Obama
President Barack Obama Reuters

More Americans view their vote in November’s midterm elections as a message of opposition toward President Barack Obama than one of support, according to a Gallup poll released Friday. The poll also showed that Republican voters’ oppose Obama more fervently than Democrats support him.

Midterm elections are always viewed as a referendum on the sitting president’s policies, and Obama admitted as much during a speech Thursday at Northwestern University. "I am not on the ballot this fall. Michelle’s pretty happy about that. But make no mistake: These policies are on the ballot. Every single one of them,” the president said, according to the Washington Post.

Republicans pounced on his comments, with GOP spokeswoman Kirsten Kukowski calling Obama’s remarks “some not-so-great news for 2014 Democrats: President Obama just nationalized all of their races. ... As President Obama made clear by declaring that his agenda was on the ballot this fall, a vote for a Democrat is a vote for him and his failed policies.”

Roughly one-third of likely voters polled by Reuters agree, with 32 percent of respondents saying they viewed their vote in the 2014 midterms as a message to oppose Obama. One in four said their vote would be a message of support, while 46 percent said they didn’t view their vote as “sending a message” to the president.

The 12-percent gap between opposition and support is the same percentage point difference during the 2010 midterm elections, the first for Obama.

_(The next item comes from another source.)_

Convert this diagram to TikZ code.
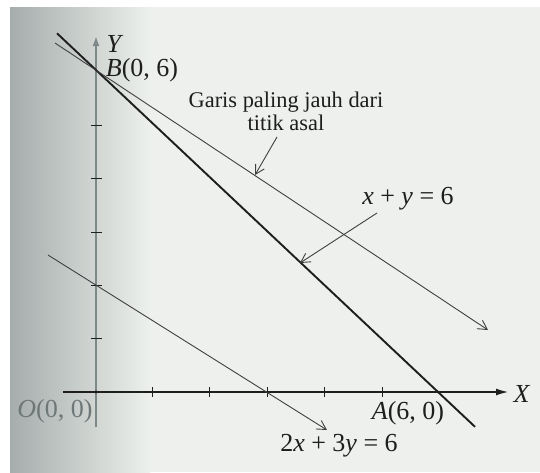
\documentclass[tikz,border=0pt]{standalone}
\usepackage{fontspec}
\setmainfont{Liberation Serif}
\usetikzlibrary{arrows.meta}
\definecolor{paper}{HTML}{EDF0EC}
\definecolor{shadow}{HTML}{A5ADAC}
\definecolor{ink}{HTML}{1E1E1E}
\definecolor{axisgray}{HTML}{7D8888}
\definecolor{fadedink}{HTML}{6E7777}
\newcommand\vv[1]{\textit{#1}}
\begin{document}
\begin{tikzpicture}[x=0.5pt,y=-0.5pt,
  thinline/.style={draw=ink!85, line width=0.45pt},
  thickline/.style={draw=ink, line width=0.95pt},
  barb/.style={-{Straight Barb[length=4.5pt,width=5pt]}},
  lbl/.style={font=\fontsize{13}{15}\selectfont, text=ink, inner sep=0pt},
  txt/.style={font=\fontsize{11.2}{11.6}\selectfont, text=ink, align=center, inner sep=0pt},
  tickmark/.style={draw=ink, line width=0.5pt}]
\useasboundingbox (0,0) rectangle (540,472);
\fill[white] (0,0) rectangle (540,472);
\fill[paper] (10,7) rectangle (540,472);
\shade[left color=shadow, right color=paper] (10,7) rectangle (150,472);

% key points
\coordinate (O) at (96,392);
\coordinate (B) at (96,70);
\coordinate (A) at (438,392);
\coordinate (C) at (96,285);
\coordinate (D) at (267,392);

% axes
\coordinate (ybot) at (96,427);
\coordinate (ytop) at (96,36);
\coordinate (xleft) at (63,392);
\coordinate (xright) at (508,392);
\draw[axisgray, line width=0.9pt, -{Latex[length=5pt,width=3.5pt]}] (ybot) -- (ytop);
\draw[ink, line width=0.6pt, -{Latex[length=6pt,width=3.5pt]}] (xleft) -- (xright);

% ticks
\foreach \x in {152,209,267,324,382}
  \draw[tickmark] (\x,387) -- (\x,397);
\foreach \y in {125,178,232,285,338}
  \draw[tickmark] (91,\y) -- (102,\y);
\fill[ink] (O) circle (1.6);
\fill[ink] (A) circle (1.4);

% lines
\coordinate (t1) at (57,33.3);
\coordinate (t2) at (475,426.8);
\draw[thickline] (t1) -- (t2);
\coordinate (f1) at (55,43);
\coordinate (f2) at (488,330);
\draw[thinline, barb] (f1) -- (f2);
\coordinate (g1) at (48,255);
\coordinate (g2) at (327,430);
\draw[thinline, barb] (g1) -- (g2);

% labels
\node[lbl] (ylab) at (115,44) {\vv{Y}};
\node[lbl] (xlab) at (522,394) {\vv{X}};
\node[lbl] (blab) at (142,70) {\vv{B}(0, 6)};
\node[lbl] (alab) at (408,413) {\vv{A}(6, 0)};
\node[lbl, text=fadedink] (olab) at (55,411) {\vv{O}(0, 0)};
\node[txt] (garis) at (286,111) {Garis paling jauh dari\\titik asal};
\node[lbl] (eq1) at (408,199) {\vv{x} + \vv{y} = 6};
\node[lbl] (eq2) at (339,446) {2\vv{x} + 3\vv{y} = 6};

% callouts
\coordinate (c1s) at (277,137);
\coordinate (c1e) at (255,175);
\draw[thinline, barb] (c1s) -- (c1e);
\coordinate (c2s) at (377,213);
\coordinate (c2e) at (300,263);
\draw[thinline, barb] (c2s) -- (c2e);
\end{tikzpicture}
\end{document}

In that year, which saw the GOP take control of the House of Representatives amid Obamacare’s unpopularity, 30 percent of likely voters told Gallup they viewed their ballot as a message to oppose Obama. More than 20 percent said their vote would be a message to support the president and 44 percent said they wouldn’t be sending a message to the president with their vote.

Broken down along party lines, the Gallup poll found that nearly 60 percent of Republicans said their vote would be a message opposing Obama, while only 38 percent of Democrats said their vote would be a message of support. Most Democrats -- 53 percent -- said they wouldn’t be sending any message.

While the percentage of Republicans who said their vote would be in opposition to Obama remained steady from 2010, Democrats who said their vote is a message of support declined from the 45 percent who felt that way in 2010.

Obama’s 2014 numbers are comparable to his predecessor’s second term. Most Democrats in 2006 said their vote was a message of opposition to President George W. Bush while most Republicans said they wouldn’t be sending a message. Democrats captured both houses that year. In 2002, Bush’s first midterm election, a majority of Republican voters -- 51 percent -- said their vote was a message of support for the president.